Reputation: 81
I found some strange behaviour with a method I wrote in Ruby. When I call the method with two arguments the console says that it was expecting 0..1
but when I pass one argument it says it's expecting two. Can anyone explain to me why?
class Friendship < ApplicationRecord
belongs_to :user
belongs_to :friend, :class_name => "User"
def self.request(user,friend)
unless user == friend or Friendship.exists?(user,friend)
transaction do
create(:user => user, :friend => friend, :status => 'pending')
create(:user => friend, :friend => user, :status => 'requested')
end
end
end
def self.accept(user,friend)
transaction do
accepted_at = Time.now
accept_one_side(user,friend,accepted_at)
accept_one_side(friend,user,accepted_at)
end
end
def self.accept_one_side(user,friend,accepted_at)
request = find_by_user_id_and_friend_id(user,friend)

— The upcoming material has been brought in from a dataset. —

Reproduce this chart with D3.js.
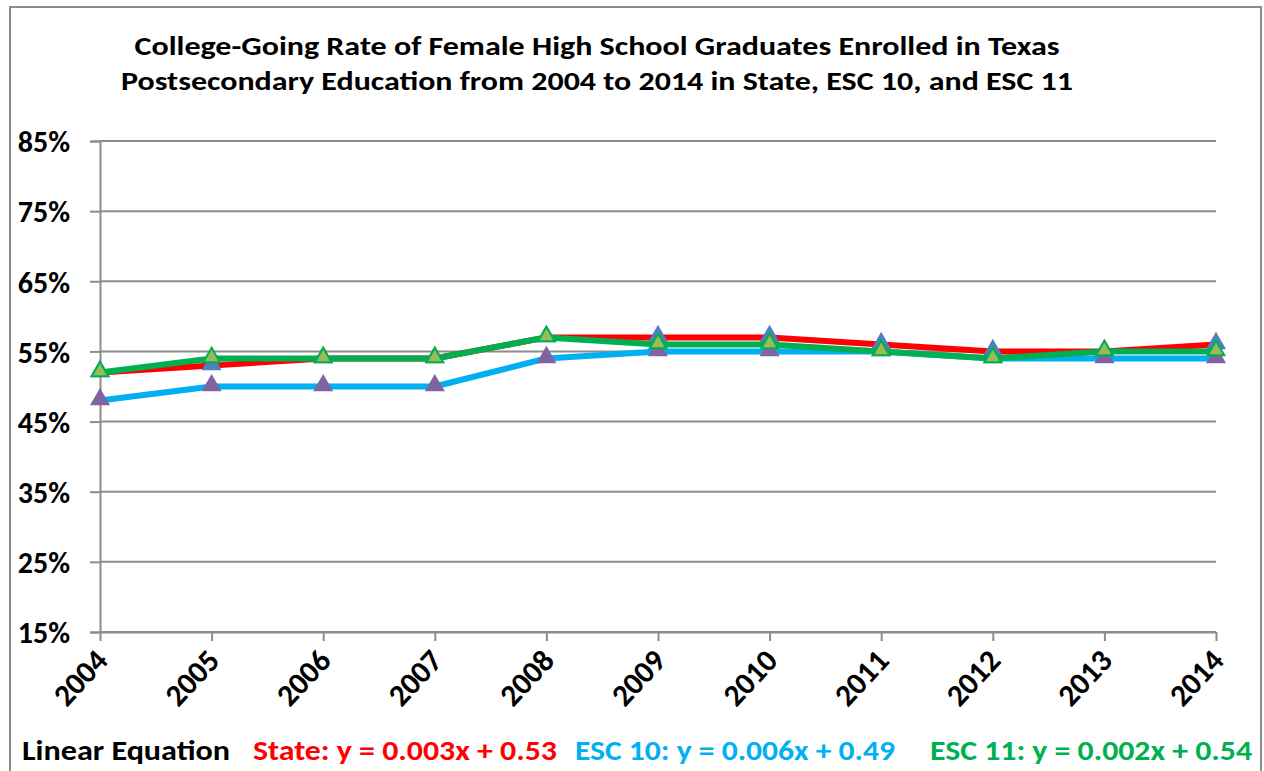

request.status = 'accepted'
request.accepted_at = accepted_at
request.save!
end
end
It is the request method I am calling in the console like so:
Friendship.request(user1,user2)
where user1
and user2
are the first and second users in my database.
Upvotes: 0
Views: 341
Reputation: 106782
It is Friendship.exists?(user,friend)
that raises the error. exists?
is a finder method that takes only one argument.